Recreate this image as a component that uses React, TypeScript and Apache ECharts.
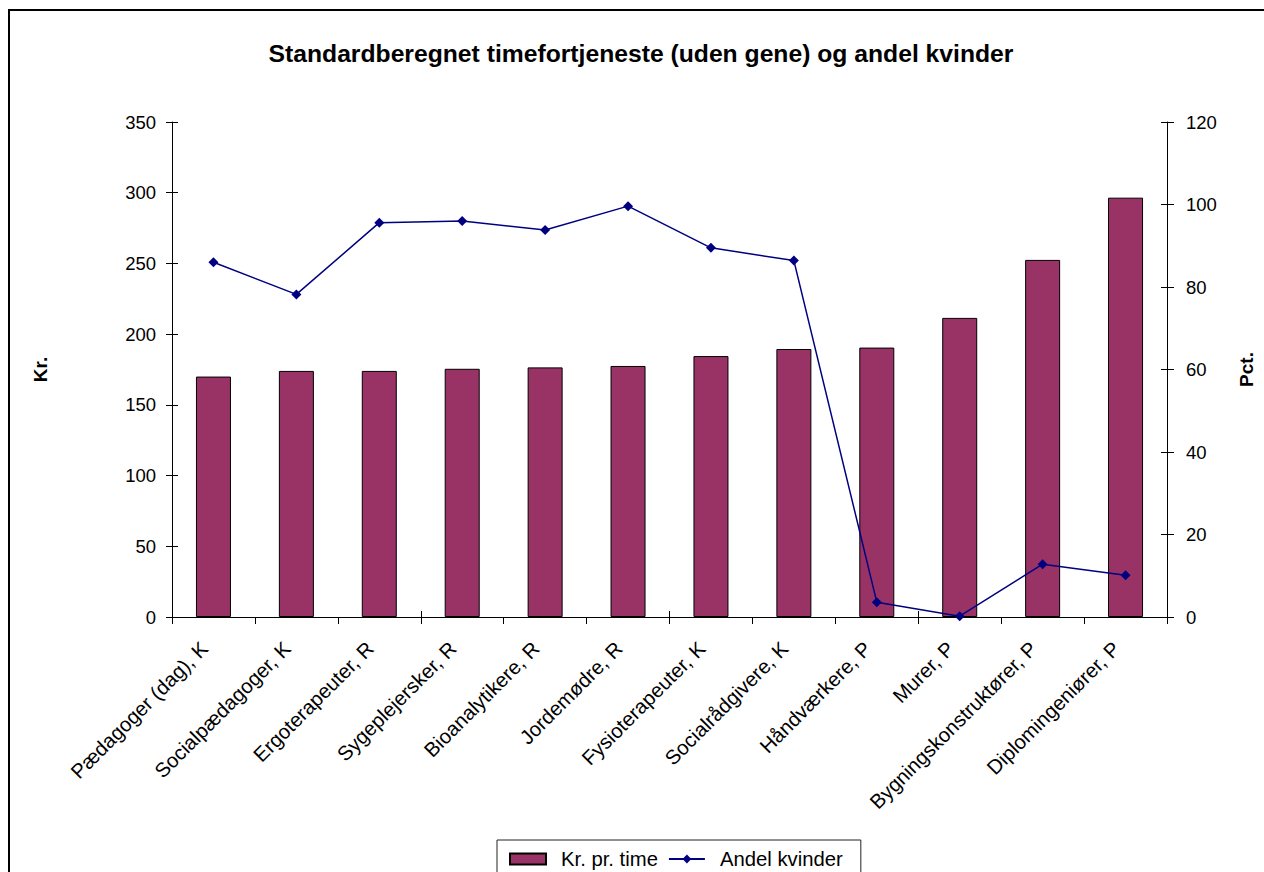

* * *

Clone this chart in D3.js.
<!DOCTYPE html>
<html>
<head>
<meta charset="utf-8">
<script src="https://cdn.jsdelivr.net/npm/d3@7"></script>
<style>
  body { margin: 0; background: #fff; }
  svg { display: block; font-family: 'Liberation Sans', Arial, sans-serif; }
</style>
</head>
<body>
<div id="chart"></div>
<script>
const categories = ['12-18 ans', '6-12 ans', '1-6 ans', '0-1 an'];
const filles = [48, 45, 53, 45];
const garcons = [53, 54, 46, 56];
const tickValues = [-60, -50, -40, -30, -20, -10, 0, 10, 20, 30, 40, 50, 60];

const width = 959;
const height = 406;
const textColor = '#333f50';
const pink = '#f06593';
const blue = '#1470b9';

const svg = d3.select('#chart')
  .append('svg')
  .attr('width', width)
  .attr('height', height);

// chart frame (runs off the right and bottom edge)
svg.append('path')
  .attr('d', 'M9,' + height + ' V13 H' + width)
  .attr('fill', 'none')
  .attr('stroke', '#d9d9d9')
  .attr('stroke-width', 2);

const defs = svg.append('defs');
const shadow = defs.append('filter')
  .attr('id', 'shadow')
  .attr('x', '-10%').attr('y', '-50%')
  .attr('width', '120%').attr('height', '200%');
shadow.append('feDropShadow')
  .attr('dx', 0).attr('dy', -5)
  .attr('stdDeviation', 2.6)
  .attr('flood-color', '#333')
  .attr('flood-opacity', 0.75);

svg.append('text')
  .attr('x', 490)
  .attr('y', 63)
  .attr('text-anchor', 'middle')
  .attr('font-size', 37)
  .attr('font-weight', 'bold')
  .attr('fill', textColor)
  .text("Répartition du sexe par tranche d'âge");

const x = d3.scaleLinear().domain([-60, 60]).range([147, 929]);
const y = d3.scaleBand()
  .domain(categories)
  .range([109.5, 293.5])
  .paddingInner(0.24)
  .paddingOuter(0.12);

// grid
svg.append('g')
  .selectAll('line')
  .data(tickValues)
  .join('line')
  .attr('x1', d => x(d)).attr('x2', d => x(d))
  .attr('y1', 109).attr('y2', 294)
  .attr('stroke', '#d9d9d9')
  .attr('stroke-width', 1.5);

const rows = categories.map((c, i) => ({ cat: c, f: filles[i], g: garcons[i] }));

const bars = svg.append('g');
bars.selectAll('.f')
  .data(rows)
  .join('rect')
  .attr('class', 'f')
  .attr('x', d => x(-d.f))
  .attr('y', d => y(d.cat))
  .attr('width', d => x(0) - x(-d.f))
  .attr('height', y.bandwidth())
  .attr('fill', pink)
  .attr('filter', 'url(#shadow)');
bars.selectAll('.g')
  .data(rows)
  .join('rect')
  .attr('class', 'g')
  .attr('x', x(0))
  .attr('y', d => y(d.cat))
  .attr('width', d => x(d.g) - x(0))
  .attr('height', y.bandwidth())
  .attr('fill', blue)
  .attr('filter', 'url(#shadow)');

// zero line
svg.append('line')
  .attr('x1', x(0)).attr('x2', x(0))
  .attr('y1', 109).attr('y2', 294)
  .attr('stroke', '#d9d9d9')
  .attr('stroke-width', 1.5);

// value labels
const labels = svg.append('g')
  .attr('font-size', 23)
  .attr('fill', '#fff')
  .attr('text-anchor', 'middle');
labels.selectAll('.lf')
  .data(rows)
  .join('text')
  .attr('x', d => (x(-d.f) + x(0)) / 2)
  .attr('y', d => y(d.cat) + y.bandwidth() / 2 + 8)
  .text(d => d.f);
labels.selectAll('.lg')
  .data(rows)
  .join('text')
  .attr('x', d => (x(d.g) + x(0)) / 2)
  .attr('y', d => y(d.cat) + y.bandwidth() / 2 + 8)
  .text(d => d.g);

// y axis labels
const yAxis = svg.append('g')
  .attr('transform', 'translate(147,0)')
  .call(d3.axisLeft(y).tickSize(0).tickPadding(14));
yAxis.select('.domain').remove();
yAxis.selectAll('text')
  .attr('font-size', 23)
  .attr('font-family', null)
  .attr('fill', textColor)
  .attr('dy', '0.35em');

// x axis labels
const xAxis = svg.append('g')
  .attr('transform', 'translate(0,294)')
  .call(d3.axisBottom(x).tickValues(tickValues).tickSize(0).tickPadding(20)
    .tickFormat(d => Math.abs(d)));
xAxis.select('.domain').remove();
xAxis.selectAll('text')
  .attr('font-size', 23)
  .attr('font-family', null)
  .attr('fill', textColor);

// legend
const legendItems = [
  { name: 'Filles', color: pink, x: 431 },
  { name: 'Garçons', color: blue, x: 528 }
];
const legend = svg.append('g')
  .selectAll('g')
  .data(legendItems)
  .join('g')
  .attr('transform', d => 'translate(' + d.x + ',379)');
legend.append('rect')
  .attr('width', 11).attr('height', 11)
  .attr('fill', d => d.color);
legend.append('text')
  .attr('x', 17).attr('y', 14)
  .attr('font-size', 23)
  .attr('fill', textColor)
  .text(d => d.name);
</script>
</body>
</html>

---

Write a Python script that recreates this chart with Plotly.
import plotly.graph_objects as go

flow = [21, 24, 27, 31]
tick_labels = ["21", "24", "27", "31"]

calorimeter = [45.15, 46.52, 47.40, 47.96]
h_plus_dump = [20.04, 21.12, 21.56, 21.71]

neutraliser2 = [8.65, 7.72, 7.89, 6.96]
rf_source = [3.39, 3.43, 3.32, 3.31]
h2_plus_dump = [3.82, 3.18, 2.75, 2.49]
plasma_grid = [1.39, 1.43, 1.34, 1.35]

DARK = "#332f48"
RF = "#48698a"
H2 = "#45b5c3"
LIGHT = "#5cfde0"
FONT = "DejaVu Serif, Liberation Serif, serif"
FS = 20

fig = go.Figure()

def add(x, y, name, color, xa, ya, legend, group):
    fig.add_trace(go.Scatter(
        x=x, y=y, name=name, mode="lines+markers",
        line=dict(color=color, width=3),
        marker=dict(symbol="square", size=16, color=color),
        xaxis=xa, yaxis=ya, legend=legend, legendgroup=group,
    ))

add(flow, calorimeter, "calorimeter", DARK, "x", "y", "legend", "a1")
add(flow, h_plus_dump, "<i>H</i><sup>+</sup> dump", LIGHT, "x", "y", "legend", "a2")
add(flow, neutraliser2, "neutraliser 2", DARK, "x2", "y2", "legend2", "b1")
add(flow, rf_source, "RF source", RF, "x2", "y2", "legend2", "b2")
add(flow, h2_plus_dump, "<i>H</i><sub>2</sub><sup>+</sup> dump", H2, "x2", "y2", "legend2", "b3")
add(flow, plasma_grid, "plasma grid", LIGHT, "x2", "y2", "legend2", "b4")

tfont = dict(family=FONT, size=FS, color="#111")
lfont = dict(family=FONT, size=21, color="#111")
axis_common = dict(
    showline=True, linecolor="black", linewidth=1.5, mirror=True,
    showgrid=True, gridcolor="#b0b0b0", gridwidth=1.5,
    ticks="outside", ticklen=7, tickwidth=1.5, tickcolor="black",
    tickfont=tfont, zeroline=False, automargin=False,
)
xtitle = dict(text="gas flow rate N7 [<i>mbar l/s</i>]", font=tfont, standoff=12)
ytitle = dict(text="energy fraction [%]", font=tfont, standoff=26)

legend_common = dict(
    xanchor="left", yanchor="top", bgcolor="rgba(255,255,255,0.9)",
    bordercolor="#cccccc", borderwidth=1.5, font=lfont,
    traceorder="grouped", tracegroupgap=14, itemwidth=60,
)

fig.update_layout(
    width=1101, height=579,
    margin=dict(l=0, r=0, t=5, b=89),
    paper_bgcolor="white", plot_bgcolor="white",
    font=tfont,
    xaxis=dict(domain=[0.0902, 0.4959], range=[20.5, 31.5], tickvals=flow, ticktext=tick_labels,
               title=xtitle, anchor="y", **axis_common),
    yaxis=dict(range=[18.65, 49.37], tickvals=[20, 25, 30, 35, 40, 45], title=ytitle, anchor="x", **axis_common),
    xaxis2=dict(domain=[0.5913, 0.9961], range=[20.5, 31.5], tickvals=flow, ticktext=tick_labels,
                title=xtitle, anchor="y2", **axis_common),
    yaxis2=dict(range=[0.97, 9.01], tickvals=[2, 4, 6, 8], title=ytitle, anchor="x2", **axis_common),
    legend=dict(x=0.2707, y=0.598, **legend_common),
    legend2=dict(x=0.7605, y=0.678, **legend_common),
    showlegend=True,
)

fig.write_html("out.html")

→ TASK DIRECTIONS
Which lines include "that"? Copy each of them out.

→ EXPECTED ANSWER
Recreate this image as a component that uses React, TypeScript and Apache ECharts.
Write a Python script that recreates this chart with Plotly.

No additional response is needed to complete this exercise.